• WHAT YOU HAVE TO DO
Reproduce the lines of the material exactly, excluding every image.

--- start ---

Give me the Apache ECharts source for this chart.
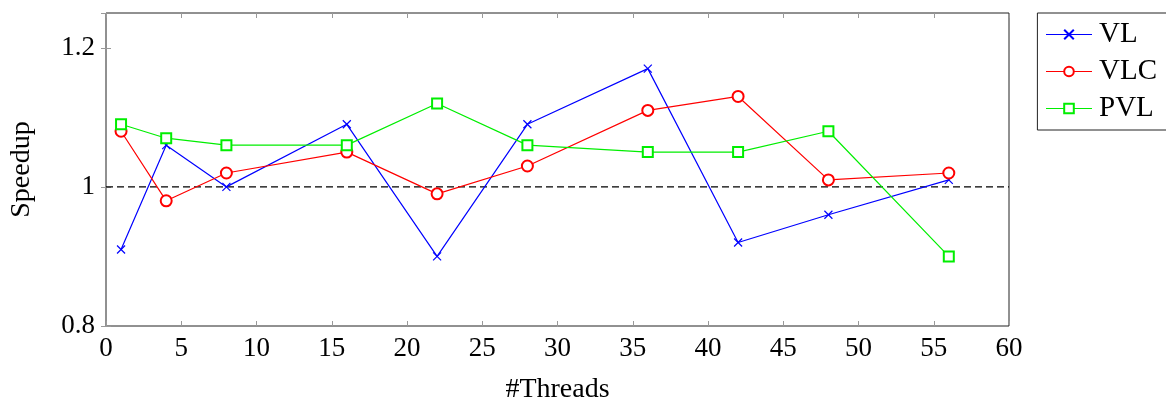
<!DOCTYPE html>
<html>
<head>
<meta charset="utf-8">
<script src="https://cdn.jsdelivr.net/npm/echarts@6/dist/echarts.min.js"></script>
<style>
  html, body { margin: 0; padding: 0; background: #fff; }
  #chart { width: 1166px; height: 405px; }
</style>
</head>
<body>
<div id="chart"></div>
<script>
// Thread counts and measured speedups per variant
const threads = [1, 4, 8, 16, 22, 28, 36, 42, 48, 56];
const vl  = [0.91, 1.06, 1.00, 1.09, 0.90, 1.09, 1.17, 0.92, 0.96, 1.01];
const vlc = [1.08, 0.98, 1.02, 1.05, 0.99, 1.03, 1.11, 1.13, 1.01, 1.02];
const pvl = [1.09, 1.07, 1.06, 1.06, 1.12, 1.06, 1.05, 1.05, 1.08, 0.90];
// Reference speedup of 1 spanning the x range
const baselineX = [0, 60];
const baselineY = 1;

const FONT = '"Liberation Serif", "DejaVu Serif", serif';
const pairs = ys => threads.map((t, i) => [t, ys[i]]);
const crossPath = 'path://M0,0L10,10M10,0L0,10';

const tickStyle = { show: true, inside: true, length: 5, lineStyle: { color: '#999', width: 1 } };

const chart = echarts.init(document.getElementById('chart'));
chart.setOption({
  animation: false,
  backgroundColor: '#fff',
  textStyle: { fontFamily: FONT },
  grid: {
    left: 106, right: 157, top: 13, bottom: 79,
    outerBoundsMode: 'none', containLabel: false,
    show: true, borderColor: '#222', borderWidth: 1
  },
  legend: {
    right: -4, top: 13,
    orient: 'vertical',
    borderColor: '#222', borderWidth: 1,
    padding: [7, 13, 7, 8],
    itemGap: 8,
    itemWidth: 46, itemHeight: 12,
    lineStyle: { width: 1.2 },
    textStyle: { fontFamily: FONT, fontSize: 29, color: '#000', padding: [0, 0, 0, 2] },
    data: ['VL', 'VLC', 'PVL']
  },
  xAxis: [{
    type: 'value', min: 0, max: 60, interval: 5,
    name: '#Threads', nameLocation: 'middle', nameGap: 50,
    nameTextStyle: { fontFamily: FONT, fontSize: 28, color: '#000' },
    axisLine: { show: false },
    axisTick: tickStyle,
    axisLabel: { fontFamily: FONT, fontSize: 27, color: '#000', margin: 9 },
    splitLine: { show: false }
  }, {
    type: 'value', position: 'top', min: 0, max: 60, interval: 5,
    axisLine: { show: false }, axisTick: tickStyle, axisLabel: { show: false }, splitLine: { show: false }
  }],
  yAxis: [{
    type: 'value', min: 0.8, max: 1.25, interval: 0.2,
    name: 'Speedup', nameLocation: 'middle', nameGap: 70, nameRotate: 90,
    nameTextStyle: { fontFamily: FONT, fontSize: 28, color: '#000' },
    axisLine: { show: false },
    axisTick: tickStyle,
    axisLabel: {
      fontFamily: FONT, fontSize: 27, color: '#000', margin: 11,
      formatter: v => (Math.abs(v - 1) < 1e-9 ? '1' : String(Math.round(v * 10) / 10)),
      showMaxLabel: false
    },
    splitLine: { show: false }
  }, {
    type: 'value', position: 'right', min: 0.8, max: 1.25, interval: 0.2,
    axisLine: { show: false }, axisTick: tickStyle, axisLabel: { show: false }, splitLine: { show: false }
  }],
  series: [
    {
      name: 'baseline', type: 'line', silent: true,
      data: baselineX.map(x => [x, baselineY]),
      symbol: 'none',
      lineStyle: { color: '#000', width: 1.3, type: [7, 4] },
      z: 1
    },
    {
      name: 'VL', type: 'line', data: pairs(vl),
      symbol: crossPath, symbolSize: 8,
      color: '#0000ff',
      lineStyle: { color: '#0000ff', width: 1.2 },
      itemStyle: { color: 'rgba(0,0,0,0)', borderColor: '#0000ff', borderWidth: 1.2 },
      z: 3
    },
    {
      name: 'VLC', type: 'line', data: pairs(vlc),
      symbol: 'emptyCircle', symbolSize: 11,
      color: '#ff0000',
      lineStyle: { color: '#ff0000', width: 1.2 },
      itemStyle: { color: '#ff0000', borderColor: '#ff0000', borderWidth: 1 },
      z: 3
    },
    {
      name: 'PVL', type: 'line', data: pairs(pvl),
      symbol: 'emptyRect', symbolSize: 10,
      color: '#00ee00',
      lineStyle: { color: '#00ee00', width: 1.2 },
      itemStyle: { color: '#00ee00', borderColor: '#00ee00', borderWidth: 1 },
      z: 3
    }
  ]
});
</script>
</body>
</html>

--- end ---

• COMPLETE RESPONSE
Give me the Apache ECharts source for this chart.
<!DOCTYPE html>
<html>
<head>
<meta charset="utf-8">
<script src="https://cdn.jsdelivr.net/npm/echarts@6/dist/echarts.min.js"></script>
<style>
  html, body { margin: 0; padding: 0; background: #fff; }
  #chart { width: 1166px; height: 405px; }
</style>
</head>
<body>
<div id="chart"></div>
<script>
// Thread counts and measured speedups per variant
const threads = [1, 4, 8, 16, 22, 28, 36, 42, 48, 56];
const vl  = [0.91, 1.06, 1.00, 1.09, 0.90, 1.09, 1.17, 0.92, 0.96, 1.01];
const vlc = [1.08, 0.98, 1.02, 1.05, 0.99, 1.03, 1.11, 1.13, 1.01, 1.02];
const pvl = [1.09, 1.07, 1.06, 1.06, 1.12, 1.06, 1.05, 1.05, 1.08, 0.90];
// Reference speedup of 1 spanning the x range
const baselineX = [0, 60];
const baselineY = 1;

const FONT = '"Liberation Serif", "DejaVu Serif", serif';
const pairs = ys => threads.map((t, i) => [t, ys[i]]);
const crossPath = 'path://M0,0L10,10M10,0L0,10';

const tickStyle = { show: true, inside: true, length: 5, lineStyle: { color: '#999', width: 1 } };

const chart = echarts.init(document.getElementById('chart'));
chart.setOption({
  animation: false,
  backgroundColor: '#fff',
  textStyle: { fontFamily: FONT },
  grid: {
    left: 106, right: 157, top: 13, bottom: 79,
    outerBoundsMode: 'none', containLabel: false,
    show: true, borderColor: '#222', borderWidth: 1
  },
  legend: {
    right: -4, top: 13,
    orient: 'vertical',
    borderColor: '#222', borderWidth: 1,
    padding: [7, 13, 7, 8],
    itemGap: 8,
    itemWidth: 46, itemHeight: 12,
    lineStyle: { width: 1.2 },
    textStyle: { fontFamily: FONT, fontSize: 29, color: '#000', padding: [0, 0, 0, 2] },
    data: ['VL', 'VLC', 'PVL']
  },
  xAxis: [{
    type: 'value', min: 0, max: 60, interval: 5,
    name: '#Threads', nameLocation: 'middle', nameGap: 50,
    nameTextStyle: { fontFamily: FONT, fontSize: 28, color: '#000' },
    axisLine: { show: false },
    axisTick: tickStyle,
    axisLabel: { fontFamily: FONT, fontSize: 27, color: '#000', margin: 9 },
    splitLine: { show: false }
  }, {
    type: 'value', position: 'top', min: 0, max: 60, interval: 5,
    axisLine: { show: false }, axisTick: tickStyle, axisLabel: { show: false }, splitLine: { show: false }
  }],
  yAxis: [{
    type: 'value', min: 0.8, max: 1.25, interval: 0.2,
    name: 'Speedup', nameLocation: 'middle', nameGap: 70, nameRotate: 90,
    nameTextStyle: { fontFamily: FONT, fontSize: 28, color: '#000' },
    axisLine: { show: false },
    axisTick: tickStyle,
    axisLabel: {
      fontFamily: FONT, fontSize: 27, color: '#000', margin: 11,
      formatter: v => (Math.abs(v - 1) < 1e-9 ? '1' : String(Math.round(v * 10) / 10)),
      showMaxLabel: false
    },
    splitLine: { show: false }
  }, {
    type: 'value', position: 'right', min: 0.8, max: 1.25, interval: 0.2,
    axisLine: { show: false }, axisTick: tickStyle, axisLabel: { show: false }, splitLine: { show: false }
  }],
  series: [
    {
      name: 'baseline', type: 'line', silent: true,
      data: baselineX.map(x => [x, baselineY]),
      symbol: 'none',
      lineStyle: { color: '#000', width: 1.3, type: [7, 4] },
      z: 1
    },
    {
      name: 'VL', type: 'line', data: pairs(vl),
      symbol: crossPath, symbolSize: 8,
      color: '#0000ff',
      lineStyle: { color: '#0000ff', width: 1.2 },
      itemStyle: { color: 'rgba(0,0,0,0)', borderColor: '#0000ff', borderWidth: 1.2 },
      z: 3
    },
    {
      name: 'VLC', type: 'line', data: pairs(vlc),
      symbol: 'emptyCircle', symbolSize: 11,
      color: '#ff0000',
      lineStyle: { color: '#ff0000', width: 1.2 },
      itemStyle: { color: '#ff0000', borderColor: '#ff0000', borderWidth: 1 },
      z: 3
    },
    {
      name: 'PVL', type: 'line', data: pairs(pvl),
      symbol: 'emptyRect', symbolSize: 10,
      color: '#00ee00',
      lineStyle: { color: '#00ee00', width: 1.2 },
      itemStyle: { color: '#00ee00', borderColor: '#00ee00', borderWidth: 1 },
      z: 3
    }
  ]
});
</script>
</body>
</html>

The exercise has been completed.